Franchise Tax Board Regulation 19032

The Board’s new audit regulation closely mirrors the Franchise Tax Board’s (the “FTB”) audit procedures outlined under FTB Regulation 19032.52 Like the Board, the FTB uses the audit plan, conferences, IDRs, and Audit Issue Presentation Sheets throughout the audit and similarly instructs its auditors to take into account the materiality of an issue being audited.53 With the exception of limited circumstances, the FTB also seeks to complete an audit within a two-year timeframe.54 However, there are notable differences.

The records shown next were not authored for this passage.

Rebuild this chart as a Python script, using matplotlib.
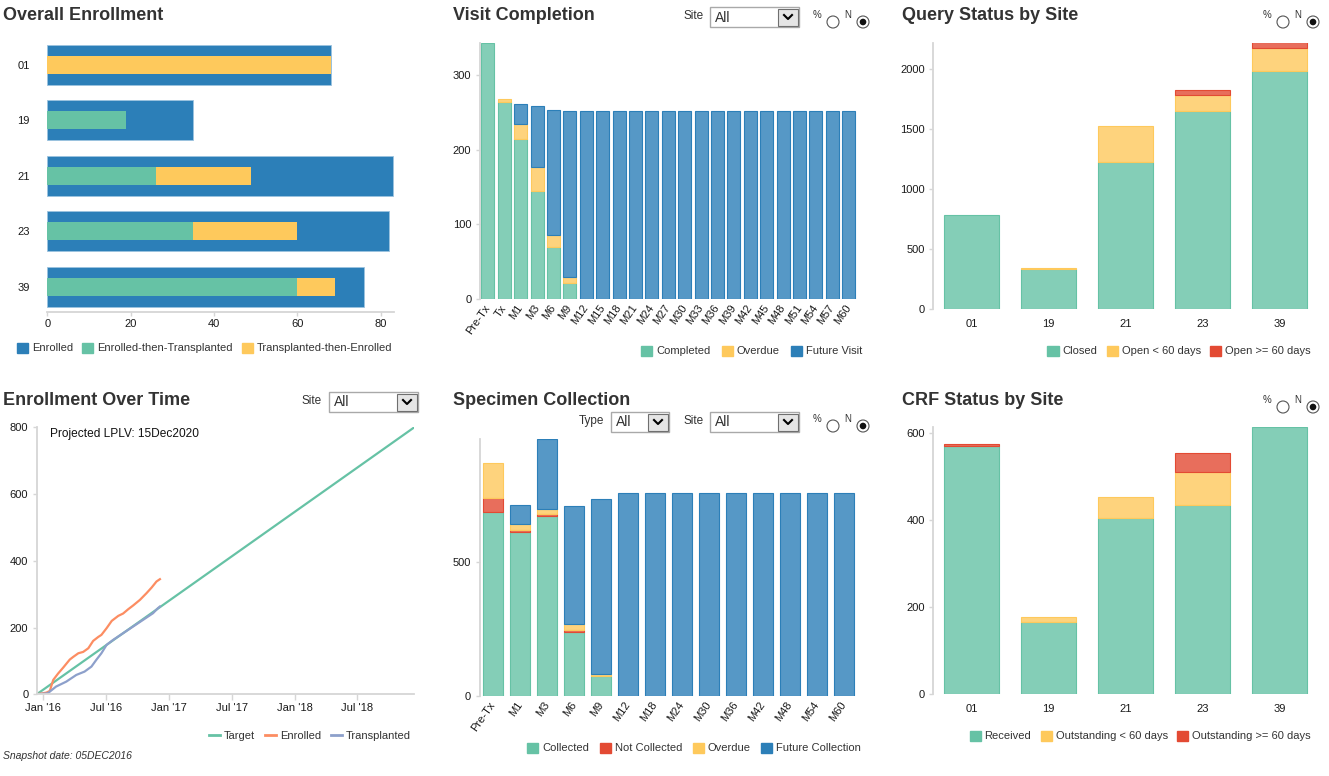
import numpy as np
import pandas as pd
import matplotlib
matplotlib.use('Agg')
import matplotlib.pyplot as plt
from matplotlib.colors import to_rgba
from matplotlib.patches import Patch, Rectangle, Circle
from matplotlib.lines import Line2D

plt.rcParams['font.family'] = ['Liberation Sans', 'DejaVu Sans']

W, H = 1329, 776

# ---- data ----
sites = ['01', '19', '21', '23', '39']

# Overall Enrollment
enr_total = [68, 35, 83, 82, 76]
enr_then_tx = [0, 19, 26, 35, 60]
tx_then_enr = [68, 0, 23, 25, 9]

# Visit Completion
visits = ['Pre-Tx', 'Tx', 'M1', 'M3', 'M6', 'M9', 'M12', 'M15', 'M18', 'M21', 'M24', 'M27',
          'M30', 'M33', 'M36', 'M39', 'M42', 'M45', 'M48', 'M51', 'M54', 'M57', 'M60']
visit_completed = [343, 263, 214, 145, 70, 21, 0, 0, 0, 0, 0, 0, 0, 0, 0, 0, 0, 0, 0, 0, 0, 0, 0]
visit_overdue = [0, 5, 20, 31, 16, 8, 0, 0, 0, 0, 0, 0, 0, 0, 0, 0, 0, 0, 0, 0, 0, 0, 0]
visit_future = [0, 0, 27, 82, 167, 223, 252, 252, 252, 252, 252, 252, 252, 252, 252, 252, 252,
                252, 252, 252, 252, 252, 252]

# Query Status by Site
query_closed = [783, 332, 1222, 1650, 1983]
query_open_lt60 = [0, 8, 306, 133, 195]
query_open_ge60 = [0, 0, 0, 42, 44]

# Enrollment Over Time
target_dates = ['2015-12-13', '2018-12-14']
target_vals = [0, 800]
enrolled_dates = ['2015-12-13', '2016-01-10', '2016-01-20', '2016-01-30', '2016-02-13', '2016-02-28',
                  '2016-03-18', '2016-03-28', '2016-04-12', '2016-04-26', '2016-05-11', '2016-05-25',
                  '2016-06-09', '2016-06-18', '2016-07-03', '2016-07-18', '2016-08-06', '2016-08-20',
                  '2016-09-04', '2016-09-18', '2016-10-08', '2016-10-27', '2016-11-11', '2016-11-25',
                  '2016-12-05']
enrolled_vals = [0, 5, 10, 43, 62, 80, 104, 112, 123, 127, 138, 160, 172, 178, 198, 220, 235, 242,
                 255, 266, 283, 303, 320, 338, 345]
transplanted_dates = ['2015-12-13', '2016-01-14', '2016-02-07', '2016-03-08', '2016-04-06', '2016-04-30',
                      '2016-05-20', '2016-06-03', '2016-06-18', '2016-07-03', '2016-07-22', '2016-08-20',
                      '2016-09-18', '2016-10-17', '2016-11-15', '2016-11-29', '2016-12-05']
transplanted_vals = [0, 3, 23, 38, 58, 68, 83, 103, 123, 148, 163, 183, 203, 223, 243, 258, 263]
time_ticks = ['2016-01-01', '2016-07-01', '2017-01-01', '2017-07-01', '2018-01-01', '2018-07-01']
time_labels = ["Jan '16", "Jul '16", "Jan '17", "Jul '17", "Jan '18", "Jul '18"]

# Specimen Collection
spec_visits = ['Pre-Tx', 'M1', 'M3', 'M6', 'M9', 'M12', 'M18', 'M24', 'M30', 'M36', 'M42', 'M48', 'M54', 'M60']
spec_collected = [685, 612, 673, 238, 76, 0, 0, 0, 0, 0, 0, 0, 0, 0]
spec_not_collected = [55, 7, 8, 7, 0, 0, 0, 0, 0, 0, 0, 0, 0, 0]
spec_overdue = [128, 24, 17, 24, 7, 0, 0, 0, 0, 0, 0, 0, 0, 0]
spec_future = [0, 70, 260, 440, 652, 756, 756, 756, 756, 756, 756, 756, 756, 756]

# CRF Status by Site
crf_received = [570, 166, 404, 433, 612]
crf_out_lt60 = [0, 11, 49, 76, 0]
crf_out_ge60 = [4, 0, 0, 45, 0]

GREEN, YELLOW, BLUE, RED = '#66c2a5', '#fec95c', '#2c7fb8', '#e34a33'
ORANGE, PURPLE = '#fc8d62', '#8da0cb'
AXIS, TXT = '#d6d6d6', '#333333'

fig = plt.figure(figsize=(W / 100, H / 100), dpi=100)


def px_axes(l, t, r, b):
    return fig.add_axes([l / W, 1 - b / H, (r - l) / W, (b - t) / H])


def ftext(x, y, s, **kw):
    fig.text(x / W, 1 - y / H, s, **kw)


def style(ax, left=True, bottom=False):
    for s in ['top', 'right']:
        ax.spines[s].set_visible(False)
    ax.spines['left'].set_visible(left)
    ax.spines['bottom'].set_visible(bottom)
    for s in ['left', 'bottom']:
        ax.spines[s].set_color(AXIS)
        ax.spines[s].set_linewidth(1.3)
    ax.tick_params(colors=AXIS, labelcolor='#1a1a1a', labelsize=8, length=3, width=1, pad=3)


def columns(ax, n, series, colors, width):
    x = np.arange(n)
    bottom = np.zeros(n)
    for vals, c in zip(series, colors):
        vals = np.array(vals, float)
        m = vals > 0
        ax.bar(x[m], vals[m], width, bottom=bottom[m], color=to_rgba(c, 0.8),
               edgecolor=c, linewidth=0.8)
        bottom += vals
    ax.set_xlim(-0.5, n - 0.5)


def legend(ax, labels, colors, right, y, lines=False, colsp=1.3):
    if lines:
        handles = [Line2D([], [], color=c, lw=2) for c in colors]
    else:
        handles = [Patch(facecolor=c, edgecolor=c) for c in colors]
    ax.legend(handles, labels, ncol=len(labels), loc='center right',
              bbox_to_anchor=(right / W, 1 - y / H), bbox_transform=fig.transFigure,
              frameon=False, fontsize=8, handlelength=1.0, handleheight=1.0,
              handletextpad=0.35, columnspacing=colsp, borderpad=0, borderaxespad=0,
              labelcolor=TXT)


title_kw = dict(fontsize=13, fontweight='bold', color=TXT, va='center', ha='left')

# ---- Overall Enrollment ----
ax1 = px_axes(47.3, 37.05, 394, 312.3)
y = np.arange(len(sites))
ax1.barh(y, enr_total, 0.72, color=BLUE, edgecolor='#9cc3df', linewidth=0.6)
ax1.barh(y, enr_then_tx, 0.32, color=GREEN)
ax1.barh(y, tx_then_enr, 0.32, left=enr_then_tx, color=YELLOW)
ax1.set_xlim(0, 83.2)
ax1.set_ylim(4.46, -0.5)
ax1.set_yticks(y, sites)
ax1.set_xticks([0, 20, 40, 60, 80])
style(ax1, left=False, bottom=True)
ax1.tick_params(axis='y', length=0, pad=12.5)
ax1.tick_params(axis='x', pad=2)
ftext(3, 16, 'Overall Enrollment', **title_kw)
legend(ax1, ['Enrolled', 'Enrolled-then-Transplanted', 'Transplanted-then-Enrolled'],
       [BLUE, GREEN, YELLOW], 392, 348, colsp=0.8)

# ---- Visit Completion ----
ax2 = px_axes(479.6, 42.7, 857, 299)
columns(ax2, len(visits), [visit_completed, visit_overdue, visit_future], [GREEN, YELLOW, BLUE], 0.79)
ax2.set_ylim(0, 343)
ax2.set_yticks([0, 100, 200, 300])
ax2.set_xticks(np.arange(len(visits)))
ax2.set_xticklabels(visits, rotation=55, ha='right', va='center', rotation_mode='anchor')
style(ax2)
ax2.tick_params(axis='x', length=0, pad=5)
ftext(452.7, 16, 'Visit Completion', **title_kw)
legend(ax2, ['Completed', 'Overdue', 'Future Visit'], [GREEN, YELLOW, BLUE], 862, 351, colsp=1.0)

# ---- Query Status by Site ----
ax3 = px_axes(933.2, 42.7, 1318, 309)
columns(ax3, len(sites), [query_closed, query_open_lt60, query_open_ge60], [GREEN, YELLOW, RED], 0.71)
ax3.set_ylim(0, 2219)
ax3.set_yticks([0, 500, 1000, 1500, 2000])
ax3.set_xticks(np.arange(len(sites)), sites)
style(ax3)
ax3.tick_params(axis='x', length=0, pad=7)
ftext(902, 16, 'Query Status by Site', **title_kw)
legend(ax3, ['Closed', 'Open < 60 days', 'Open >= 60 days'], [GREEN, YELLOW, RED], 1311, 351, colsp=0.85)

# ---- Enrollment Over Time ----
ax4 = px_axes(36.7, 427.3, 414.3, 694.3)
ax4.plot(pd.to_datetime(target_dates), target_vals, color=GREEN, lw=1.6)
ax4.plot(pd.to_datetime(enrolled_dates), enrolled_vals, color=ORANGE, lw=1.6)
ax4.plot(pd.to_datetime(transplanted_dates), transplanted_vals, color=PURPLE, lw=1.6)
ax4.set_xlim(pd.Timestamp('2015-12-13'), pd.Timestamp('2018-12-14'))
ax4.set_ylim(0, 800)
ax4.set_yticks([0, 200, 400, 600, 800])
ax4.set_xticks(pd.to_datetime(time_ticks), time_labels)
style(ax4, left=True, bottom=True)
ax4.tick_params(axis='x', length=4, pad=2)
ax4.text(0.035, 0.975, 'Projected LPLV: 15Dec2020', transform=ax4.transAxes, fontsize=8.6,
         color='#111111', va='center', ha='left')
ftext(3, 400.7, 'Enrollment Over Time', **title_kw)
legend(ax4, ['Target', 'Enrolled', 'Transplanted'], [GREEN, ORANGE, PURPLE], 411, 736, lines=True, colsp=0.9)
ftext(3, 756, 'Snapshot date: 05DEC2016', fontsize=7.5, style='italic', color=TXT, va='center')

# ---- Specimen Collection ----
ax5 = px_axes(479.5, 439.3, 857.5, 696)
columns(ax5, len(spec_visits), [spec_collected, spec_not_collected, spec_overdue, spec_future],
        [GREEN, RED, YELLOW, BLUE], 0.74)
ax5.set_ylim(0, 958)
ax5.set_yticks([0, 500])
ax5.set_xticks(np.arange(len(spec_visits)))
ax5.set_xticklabels(spec_visits, rotation=55, ha='right', va='center', rotation_mode='anchor')
style(ax5)
ax5.tick_params(axis='x', length=0, pad=5)
ftext(452.7, 400.7, 'Specimen Collection', **title_kw)
legend(ax5, ['Collected', 'Not Collected', 'Overdue', 'Future Collection'],
       [GREEN, RED, YELLOW, BLUE], 861, 748, colsp=0.95)

# ---- CRF Status by Site ----
ax6 = px_axes(933.2, 427.3, 1318, 694.3)
columns(ax6, len(sites), [crf_received, crf_out_lt60, crf_out_ge60], [GREEN, YELLOW, RED], 0.71)
ax6.set_ylim(0, 612)
ax6.set_yticks([0, 200, 400, 600])
ax6.set_xticks(np.arange(len(sites)), sites)
style(ax6)
ax6.tick_params(axis='x', length=0, pad=7)
ftext(902, 400.7, 'CRF Status by Site', **title_kw)
legend(ax6, ['Received', 'Outstanding < 60 days', 'Outstanding >= 60 days'],
       [GREEN, YELLOW, RED], 1311, 736, colsp=0.85)

# ---- form controls (decoration) ----
ui = fig.add_axes([0, 0, 1, 1])
ui.set_xlim(0, W)
ui.set_ylim(H, 0)
ui.axis('off')
ui.patch.set_alpha(0)


def dropdown(label, lx, x0, y0, x1, y1):
    cy = (y0 + y1) / 2
    ui.text(lx, cy - 1, label, fontsize=8.5, color=TXT, va='center', ha='left')
    ui.add_patch(Rectangle((x0, y0), x1 - x0, y1 - y0, fc='white', ec='#a9a9a9', lw=1))
    ui.add_patch(Rectangle((x1 - 21, y0 + 1.5), 20, y1 - y0 - 3, fc='#e5e5e5', ec='#6f6f6f', lw=0.8))
    ui.text(x0 + 5, cy + 0.5, 'All', fontsize=10, color=TXT, va='center', ha='left')
    cx = x1 - 11
    ui.plot([cx - 4, cx, cx + 4], [cy - 2, cy + 2, cy - 2], color='black', lw=1.5)


def radios(x, cy):
    ui.text(x, cy - 7, '%', fontsize=7, color=TXT, va='center', ha='left')
    ui.add_patch(Circle((x + 20, cy), 6, fc='white', ec='#555555', lw=0.8))
    ui.text(x + 31, cy - 7, 'N', fontsize=7, color=TXT, va='center', ha='left')
    ui.add_patch(Circle((x + 50, cy), 6, fc='white', ec='#555555', lw=0.8))
    ui.add_patch(Circle((x + 50, cy), 3.3, fc='#111111', ec='none'))


dropdown('Site', 683, 710, 7, 799, 27)
radios(813, 22)
radios(1263, 22)
dropdown('Site', 302, 329, 392, 418, 412)
dropdown('Type', 579, 611, 412, 669, 432)
dropdown('Site', 683, 710, 412, 799, 432)
radios(813, 426)
radios(1263, 407)

fig.savefig('out.png', dpi=100)
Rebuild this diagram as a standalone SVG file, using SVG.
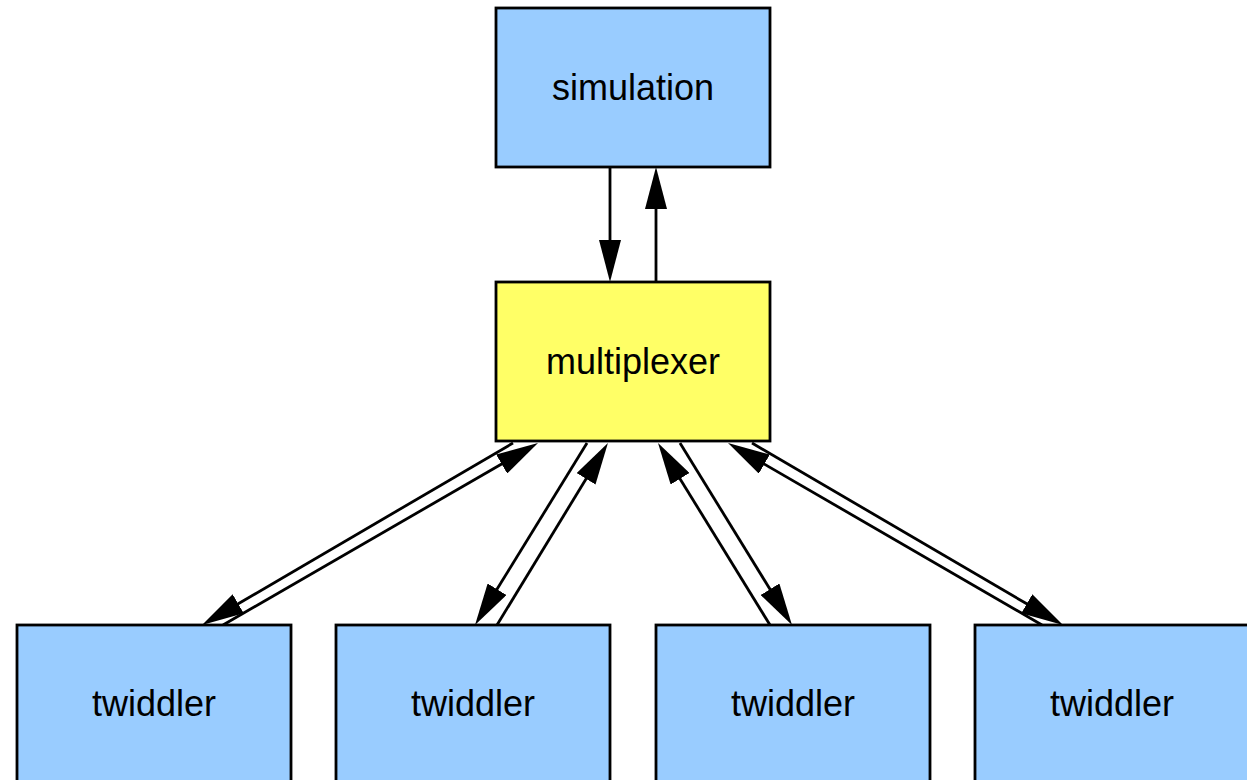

For example, an FTB auditor has the option to determine whether to conduct a “desk audit” in lieu of a “field audit.”55 “A ‘desk audit’ is an audit conducted primarily through mailed correspondence,” while a “‘field audit’ is an audit that takes place at the taxpayer’s residence, place of business or some other location that is not an office of the Franchise Tax Board.”56 FTB auditors can also impose a failure-to-furnish- information penalty if a taxpayer fails to comply with an initial request and second request for any item of information.57 Just as the Board faced staunch criticisms from various interested parties on its proposed regulation, the FTB faced similar criticisms more than 10 years ago when it proposed and ultimately promulgated its audit procedures regulation.58  


Through Regulation 1698.5, the Board hopes to improve transparency of the sales and use audit process, promote communication between the Board staff and taxpayers, and facilitate a timelier resolution of audits. While some taxpayers may welcome the guidance and transparency, critics abound. As discussed above, interested parties raised various objections to Regulation 1698.5 throughout the interested-parties meetings held in 2009. Notably, they disapproved of what they viewed as vague language, voicing concerns that an imprecise regulation will only lead to disputes with taxpayers over interpretation, ultimately resulting in litigation. While taxpayers undergoing a sales and use tax audit with the Board have reason to be cautiously optimistic, it still remains to be seen whether the concerns raised by some will impede the successful administration of the new regulation.